Ghosts at the Table:
Riverboat Gamblers, Texas Rounders, Roadside Hucksters, and the Living Legends Who Made Poker What It Is Today



By Des Wilson

Da Capo Press, 368 pages, Hardcover$26.00
Reviewed by David Hayward

In his 2006 book Swimming with the Devilfish, Des Wilson, a New Zealand-born Londoner, explored the relatively unknown world of British and European professional poker. With Ghosts at the Table, he dives into better-charted waters, surveying the best-known American poker myths and legends over the course of a stateside visit spanning Mississippi riverboats, back-road Texas hideaways and Vegas shark aquariums.

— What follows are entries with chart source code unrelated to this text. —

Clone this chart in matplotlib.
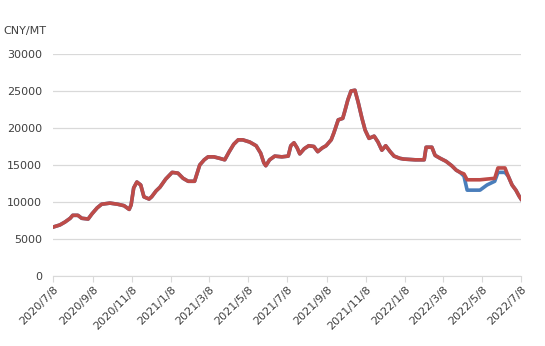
import matplotlib.pyplot as plt
import matplotlib.dates as mdates
import pandas as pd

# price series (CNY/MT)
dates = ['2020-07-08', '2020-07-19', '2020-07-27', '2020-08-04', '2020-08-08', '2020-08-16',
         '2020-08-22', '2020-09-01', '2020-09-07', '2020-09-15', '2020-09-22', '2020-10-05',
         '2020-10-17', '2020-10-27', '2020-11-04', '2020-11-07', '2020-11-11', '2020-11-16',
         '2020-11-22', '2020-11-27', '2020-12-05', '2020-12-09', '2020-12-16', '2020-12-22',
         '2020-12-31', '2021-01-10', '2021-01-19', '2021-01-27', '2021-02-04', '2021-02-14',
         '2021-02-22', '2021-03-01', '2021-03-07', '2021-03-16', '2021-03-25', '2021-04-02',
         '2021-04-09', '2021-04-16', '2021-04-23', '2021-04-30', '2021-05-11', '2021-05-21',
         '2021-05-28', '2021-06-02', '2021-06-05', '2021-06-11', '2021-06-19', '2021-06-30',
         '2021-07-10', '2021-07-14', '2021-07-19', '2021-07-24', '2021-07-28', '2021-08-04',
         '2021-08-11', '2021-08-19', '2021-08-25', '2021-09-01', '2021-09-07', '2021-09-15',
         '2021-09-19', '2021-09-26', '2021-10-03', '2021-10-06', '2021-10-11', '2021-10-16',
         '2021-10-22', '2021-10-27', '2021-11-02', '2021-11-07', '2021-11-13', '2021-11-21',
         '2021-11-27', '2021-12-03', '2021-12-09', '2021-12-16', '2021-12-22', '2021-12-31',
         '2022-01-06', '2022-01-24', '2022-02-07', '2022-02-10', '2022-02-19', '2022-02-24',
         '2022-03-04', '2022-03-13', '2022-03-22', '2022-03-29', '2022-04-04', '2022-04-10',
         '2022-04-15', '2022-04-19', '2022-05-05', '2022-05-16', '2022-05-28', '2022-06-02',
         '2022-06-13', '2022-06-18', '2022-06-24', '2022-06-30', '2022-07-05', '2022-07-08']

red_vals = [6600, 6900, 7300, 7800, 8200, 8200,
            7800, 7700, 8400, 9200, 9700, 9850,
            9700, 9500, 9000, 9600, 11900, 12700,
            12300, 10700, 10400, 10700, 11500, 12000,
            13100, 14000, 13900, 13200, 12800, 12800,
            15000, 15700, 16100, 16100, 15900, 15700,
            16800, 17800, 18400, 18400, 18100, 17600,
            16600, 15300, 14900, 15700, 16200, 16100,
            16200, 17600, 18000, 17300, 16500, 17200,
            17600, 17500, 16800, 17300, 17600, 18400,
            19300, 21100, 21300, 22200, 23800, 25000,
            25100, 23500, 21300, 19700, 18600, 18900,
            18100, 17000, 17600, 16800, 16200, 15900,
            15800, 15700, 15700, 17400, 17400, 16300,
            15900, 15500, 14900, 14300, 14000, 13800,
            13000, 13000, 13000, 13100, 13200, 14600,
            14600, 13500, 12300, 11600, 10800, 10400]

blue_vals = red_vals[:89] + [13500, 11600, 11600, 11600, 12300, 12800, 14000,
                             14000, 13500, 12300, 11600, 10800, 10400]

tick_dates = ['2020-07-08', '2020-09-08', '2020-11-08', '2021-01-08', '2021-03-08', '2021-05-08',
              '2021-07-08', '2021-09-08', '2021-11-08', '2022-01-08', '2022-03-08', '2022-05-08',
              '2022-07-08']
tick_labels = ['2020/7/8', '2020/9/8', '2020/11/8', '2021/1/8', '2021/3/8', '2021/5/8',
               '2021/7/8', '2021/9/8', '2021/11/8', '2022/1/8', '2022/3/8', '2022/5/8',
               '2022/7/8']

x = pd.to_datetime(dates)

fig = plt.figure(figsize=(5.45, 3.46), dpi=100)
ax = fig.add_axes([0.097, 0.2023, 0.859, 0.6417])

ax.plot(x, blue_vals, color='#4a7ebb', lw=2.6, solid_joinstyle='round')
ax.plot(x, red_vals, color='#be4b48', lw=2.6, solid_joinstyle='round')

ax.set_ylim(0, 30000)
ax.set_yticks(range(0, 30001, 5000))
ax.set_xlim(pd.Timestamp('2020-07-08'), pd.Timestamp('2022-07-08'))
ax.set_xticks(pd.to_datetime(tick_dates))
ax.set_xticklabels(tick_labels, rotation=45, ha='right', rotation_mode='anchor')

ax.grid(axis='y', color='#d9d9d9', lw=0.9)
ax.set_axisbelow(True)
for s in ['top', 'right', 'left']:
    ax.spines[s].set_visible(False)
ax.spines['bottom'].set_color('#d9d9d9')
ax.tick_params(axis='y', length=0, labelsize=8, colors='#404040', pad=8)
ax.tick_params(axis='x', length=4, color='#d9d9d9', labelsize=8, labelcolor='#404040', pad=2)

fig.text(0.006, 0.91, 'CNY/MT', fontsize=8, color='#404040', va='center')

fig.savefig('out.png', dpi=100)
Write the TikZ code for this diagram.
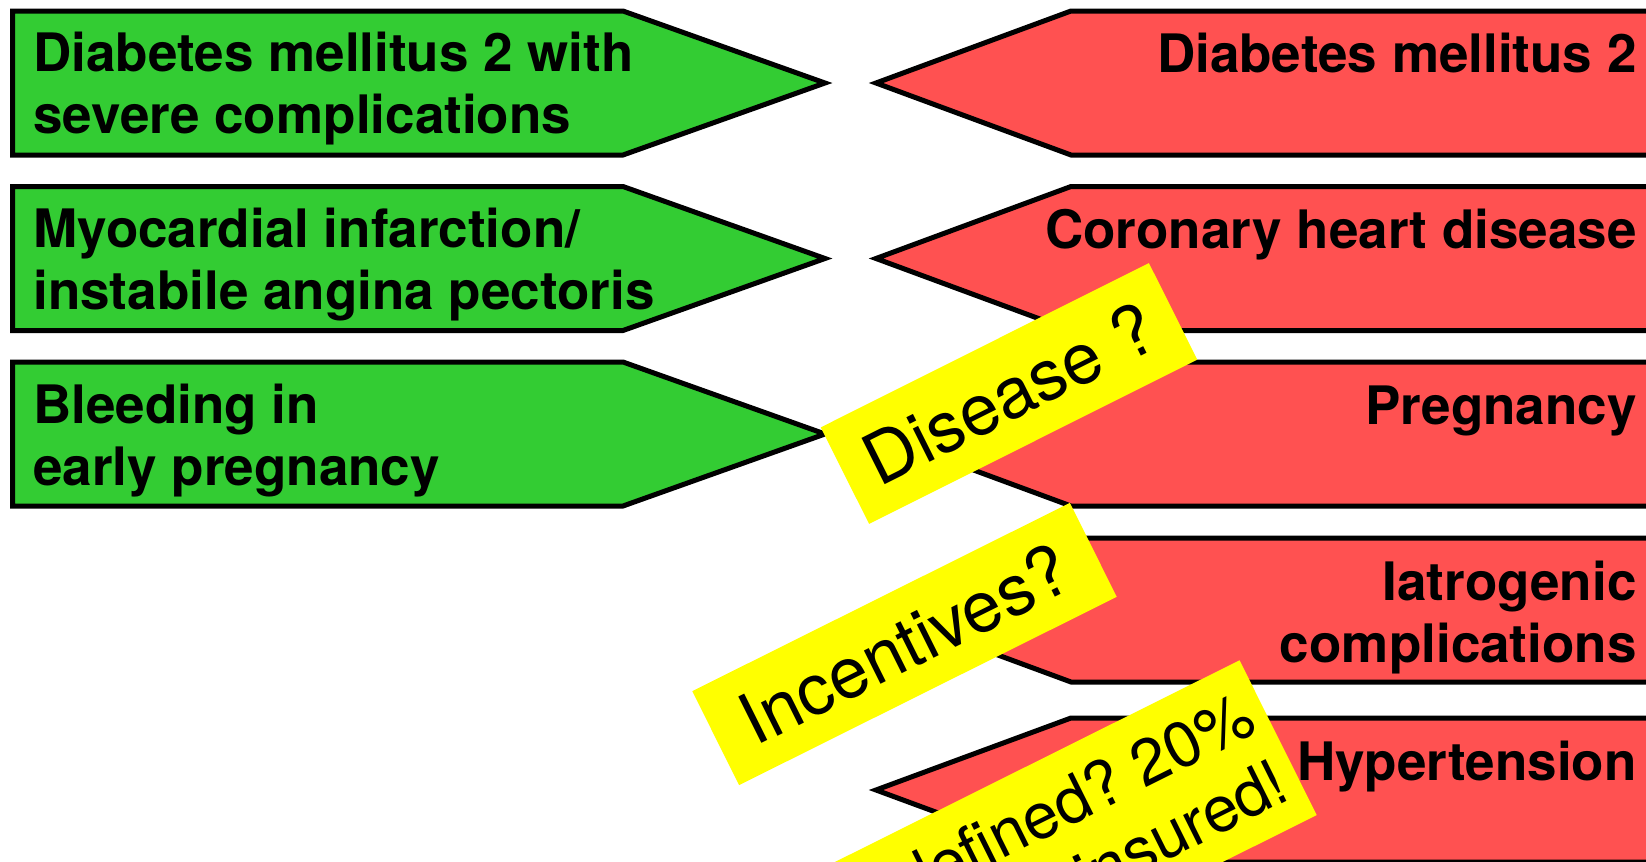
\documentclass[tikz,border=0pt]{standalone}
\usepackage{fontspec}
\setmainfont{TeX Gyre Heros}
\definecolor{cgreen}{HTML}{33CC33}
\definecolor{cred}{HTML}{FF5151}
\definecolor{cyel}{HTML}{FFFF00}

\begin{document}
\begin{tikzpicture}[x=0.5pt,y=-0.5pt,
  arr/.style={draw=black,line width=2.5pt,line join=miter},
  lbl/.style={font=\fontsize{26.5}{30.8}\selectfont\bfseries,inner sep=0pt},
  tag/.style={fill=cyel,font=\fontsize{35.5}{37}\selectfont,inner sep=0pt,align=center}]
  \useasboundingbox (0,0) rectangle (1646,862);
  \clip (0,0) rectangle (1646,862);
  \foreach \c in {83,258.5,434}
    \draw[arr,fill=cgreen] (12.5,\c-72) -- (623,\c-72) -- (825,\c) -- (623,\c+72) -- (12.5,\c+72) -- cycle;
  \foreach \c in {83,258.5,434,610,790}
    \draw[arr,fill=cred] (1700,\c-72) -- (1071,\c-72) -- (876,\c) -- (1071,\c+72) -- (1700,\c+72) -- cycle;
  \node[lbl,anchor=base west,align=left] (g1) at (33,133.5) {Diabetes mellitus 2 with\\severe complications};
  \node[lbl,anchor=base west,align=left] (g2) at (33,309) {Myocardial infarction/\\instabile angina pectoris};
  \node[lbl,anchor=base west,align=left] (g3) at (33,485) {Bleeding in\\early pregnancy};
  \node[lbl,anchor=base east] (r1) at (1637,72) {Diabetes mellitus 2};
  \node[lbl,anchor=base east] (r2) at (1637,248) {Coronary heart disease};
  \node[lbl,anchor=base east] (r3) at (1637,424) {Pregnancy};
  \node[lbl,anchor=base east,align=right] (r4) at (1637,662) {Iatrogenic\\complications};
  \node[lbl,anchor=base east] (r5) at (1637,780) {Hypertension};
  \node[tag,rotate=26.6,minimum width=183.5pt,minimum height=54pt] (t1) at (1009,393.5) {Disease ?};
  \node[tag,rotate=26.5,minimum width=211pt,minimum height=52.5pt] (t2) at (904.5,644) {Incentives?};
  \node[tag,rotate=26.5,anchor=east,minimum height=86.5pt,inner xsep=7pt,align=right,
    font=\fontsize{32}{37.3}\selectfont] (t3) at (1278.5,737.5) {Undefined?\ 20\%\\uninsured!};
\end{tikzpicture}
\end{document}
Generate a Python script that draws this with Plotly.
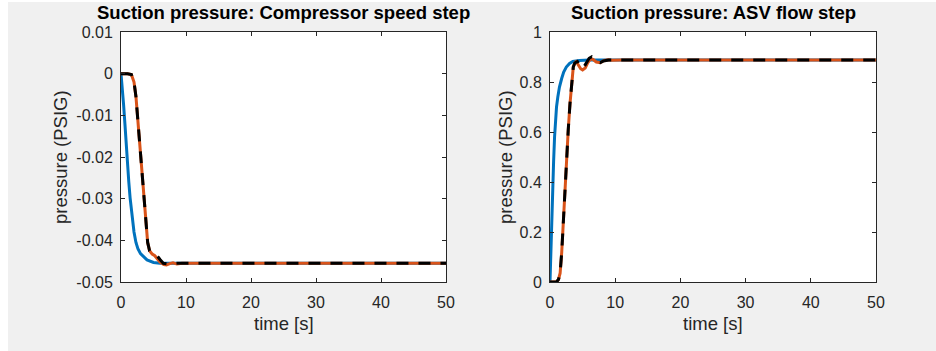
import plotly.graph_objects as go

# ---------------- data ----------------
# Left: compressor speed step
t_l_blue = [0, 0.2, 0.4, 0.6, 0.8, 1.0, 1.2, 1.4, 1.6, 1.8, 2.0, 2.3, 2.6, 3.0, 3.5, 4.0, 5.0, 6.0, 8.0, 50]
p_l_blue = [0, -0.003, -0.0075, -0.012, -0.0175, -0.022, -0.026, -0.0298, -0.033, -0.0358, -0.038, -0.0405,
            -0.042, -0.0432, -0.0440, -0.0447, -0.0453, -0.0455, -0.0455, -0.0455]

t_l_orange = [0, 1.0, 1.6, 2.0, 2.3, 2.6, 2.9, 3.2, 3.5, 3.8, 4.1, 4.4, 4.8, 5.2, 5.6, 6.0, 6.6, 7.0, 7.5, 8.0,
              8.6, 9.4, 50]
p_l_orange = [0, 0, -0.0002, -0.002, -0.0055, -0.0115, -0.0185, -0.0245, -0.0305, -0.036, -0.0405, -0.0425,
              -0.0433, -0.0437, -0.0445, -0.0452, -0.0458, -0.0459, -0.0456, -0.0454, -0.0457, -0.0455, -0.0455]

t_l_black = [0, 1.0, 1.6, 2.0, 2.3, 2.6, 2.9, 3.2, 3.5, 3.8, 4.1, 4.4, 5.0, 5.5, 6.0, 6.5, 7.0, 8.0, 50]
p_l_black = [0, 0, -0.0002, -0.002, -0.0055, -0.0115, -0.0185, -0.0245, -0.0305, -0.036, -0.0405, -0.0425,
             -0.0432, -0.0436, -0.0446, -0.0455, -0.0456, -0.0455, -0.0455]

# Right: ASV flow step
t_r_blue = [0, 0.1, 0.2, 0.3, 0.4, 0.55, 0.7, 0.85, 1.0, 1.2, 1.45, 1.8, 2.1, 2.5, 3.0, 3.5, 4.5, 6.0, 50]
p_r_blue = [0, 0.1, 0.22, 0.32, 0.39, 0.48, 0.58, 0.65, 0.70, 0.74, 0.78, 0.815, 0.84, 0.86, 0.874, 0.882,
            0.886, 0.888, 0.888]

t_r_orange = [0, 1.0, 1.3, 1.55, 1.8, 2.05, 2.3, 2.56, 2.8, 3.07, 3.3, 3.57, 3.8, 4.0, 4.3, 4.7, 5.0, 5.4, 5.8,
              6.2, 6.6, 7.1, 7.7, 8.3, 8.9, 9.5, 11, 50]
p_r_orange = [0, 0, 0.01, 0.035, 0.12, 0.25, 0.37, 0.49, 0.61, 0.715, 0.80, 0.86, 0.876, 0.881, 0.87, 0.853,
              0.848, 0.856, 0.878, 0.892, 0.89, 0.88, 0.877, 0.886, 0.889, 0.887, 0.888, 0.888]

t_r_black = [0, 1.0, 1.3, 1.55, 1.8, 2.05, 2.3, 2.56, 2.8, 3.07, 3.3, 3.57, 3.8, 4.0, 4.2, 4.5, 4.86, 5.2, 5.6,
             6.0, 6.4, 6.9, 7.4, 7.7, 8.2, 9.0, 50]
p_r_black = [0, 0, 0.01, 0.035, 0.12, 0.25, 0.37, 0.49, 0.61, 0.715, 0.80, 0.86, 0.876, 0.881, 0.882, 0.868,
             0.855, 0.86, 0.878, 0.895, 0.901, 0.89, 0.879, 0.877, 0.884, 0.888, 0.888]

x_ticks = [0, 10, 20, 30, 40, 50]
x_ticktext = ["0", "10", "20", "30", "40", "50"]
yl_ticks = [0.01, 0, -0.01, -0.02, -0.03, -0.04, -0.05]
yl_ticktext = ["0.01", "0", "-0.01", "-0.02", "-0.03", "-0.04", "-0.05"]
yr_ticks = [0, 0.2, 0.4, 0.6, 0.8, 1]
yr_ticktext = ["0", "0.2", "0.4", "0.6", "0.8", "1"]

titles = ["Suction pressure: Compressor speed step", "Suction pressure: ASV flow step"]
xlabel = "time [s]"
ylabel = "pressure (PSIG)"

# ---------------- styling ----------------
W, H = 936, 351
BLUE, ORANGE, BLACK = "#0072BD", "#D95319", "#000000"
AX = "#262626"
FONT = "Liberation Sans, Arial, Helvetica, sans-serif"
LW = 3

# axes pixel boxes
L = (121, 446)
R = (550, 876)
TOP, BOT = 32, 282


def fx(px):
    return px / W


def fy(py):
    return 1 - py / H


fig = go.Figure()

for xs, ys, color, dash, ax in [
    (t_l_blue, p_l_blue, BLUE, "solid", "1"),
    (t_l_orange, p_l_orange, ORANGE, "solid", "1"),
    (t_l_black, p_l_black, BLACK, "12px,10px", "1"),
    (t_r_blue, p_r_blue, BLUE, "solid", "2"),
    (t_r_orange, p_r_orange, ORANGE, "solid", "2"),
    (t_r_black, p_r_black, BLACK, "12px,10px", "2"),
]:
    fig.add_trace(go.Scatter(
        x=xs, y=ys, mode="lines",
        line=dict(color=color, width=LW, dash=dash),
        xaxis="x" if ax == "1" else "x2",
        yaxis="y" if ax == "1" else "y2",
        showlegend=False, hoverinfo="skip",
    ))

common = dict(
    showline=True, linecolor=AX, linewidth=1, mirror="ticks",
    ticks="inside", ticklen=4, tickcolor=AX, tickwidth=1,
    showgrid=False, zeroline=False, automargin=False,
    tickfont=dict(family=FONT, size=16, color=AX),
)

fig.update_layout(
    width=W, height=H,
    template="none",
    margin=dict(l=0, r=0, t=0, b=0),
    paper_bgcolor="#f0f0f0",
    plot_bgcolor="#ffffff",
    font=dict(family=FONT, color=AX),
    xaxis=dict(domain=[fx(L[0]), fx(L[1])], range=[0, 50], tickvals=x_ticks, ticktext=x_ticktext,
               anchor="y", ticklabelstandoff=6, **common),
    yaxis=dict(domain=[fy(BOT), fy(TOP)], range=[-0.05, 0.01], tickvals=yl_ticks, ticktext=yl_ticktext,
               anchor="x", ticklabelstandoff=4, **common),
    xaxis2=dict(domain=[fx(R[0]), fx(R[1])], range=[0, 50], tickvals=x_ticks, ticktext=x_ticktext,
                anchor="y2", ticklabelstandoff=6, **common),
    yaxis2=dict(domain=[fy(BOT), fy(TOP)], range=[0, 1], tickvals=yr_ticks, ticktext=yr_ticktext,
                anchor="x2", ticklabelstandoff=4, **common),
    shapes=[
        dict(type="rect", xref="paper", yref="paper", x0=0, x1=fx(8), y0=0, y1=1,
             fillcolor="#ffffff", line=dict(width=0), layer="below"),
        dict(type="rect", xref="paper", yref="paper", x0=0, x1=1, y0=fy(2), y1=1,
             fillcolor="#ffffff", line=dict(width=0), layer="below"),
    ],
)

ann = []
for (x0, x1), title in zip([L, R], titles):
    cx = (x0 + x1) / 2
    ann.append(dict(text="<b>%s</b>" % title, x=fx(cx), y=fy(13), xref="paper", yref="paper",
                    xanchor="center", yanchor="middle", showarrow=False,
                    font=dict(family=FONT, size=18.5, color="#000000")))
    ann.append(dict(text=xlabel, x=fx(cx), y=fy(323), xref="paper", yref="paper",
                    xanchor="center", yanchor="middle", showarrow=False,
                    font=dict(family=FONT, size=18.5, color=AX)))
for cx in [60, 505]:
    ann.append(dict(text=ylabel, x=fx(cx), y=fy((TOP + BOT) / 2), xref="paper", yref="paper",
                    xanchor="center", yanchor="middle", showarrow=False, textangle=-90,
                    font=dict(family=FONT, size=18.5, color=AX)))
fig.update_layout(annotations=ann)

fig.write_html("out.html")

While he debunks a few myths along the way, Wilson doesn't aspire to be poker's Bob Woodward, instead serving as an affable tour guide to the game's biggest stories and personalities. When his investigations dead-end, he generally shrugs and moves on to the next destination. His account of his visit to Deadwood, South Dakota -- the backdrop to the first chapter -- drags along, but not because Wilson fails to uncover much new information. He's enthused with exactly what hand Wild Bill Hickok was holding when he was shot, but a more engaged writer might have compelled more interest in the people involved in this history, such as the owners of modern-day Deadwood's competing tourist traps or the great-grandchildren of the people who were in Saloon No. 10 on that day in 1876. Wilson talks to some of those people, but doesn't seem interested in fleshing out their stories beyond matter-of-fact quotes.

The trip picks up steam when it leaves the frontier. Wilson is at his best when he makes close personal contact with his subjects, especially Amarillo Slim. An extended visit with the shady poker great yields a funny, melancholy portrait of a frail old man on an outsize ranch, cooing to his beloved horses and tooting his car horn at his own dirty jokes.

Like any long session at the table, Ghosts at the Table runs hot and cold. It rolls when Wilson embeds himself in the story. It limps when he quotes from other poker books or spends long passages constructing reasonable guesses about that ultimate poker irrelevancy: the truth.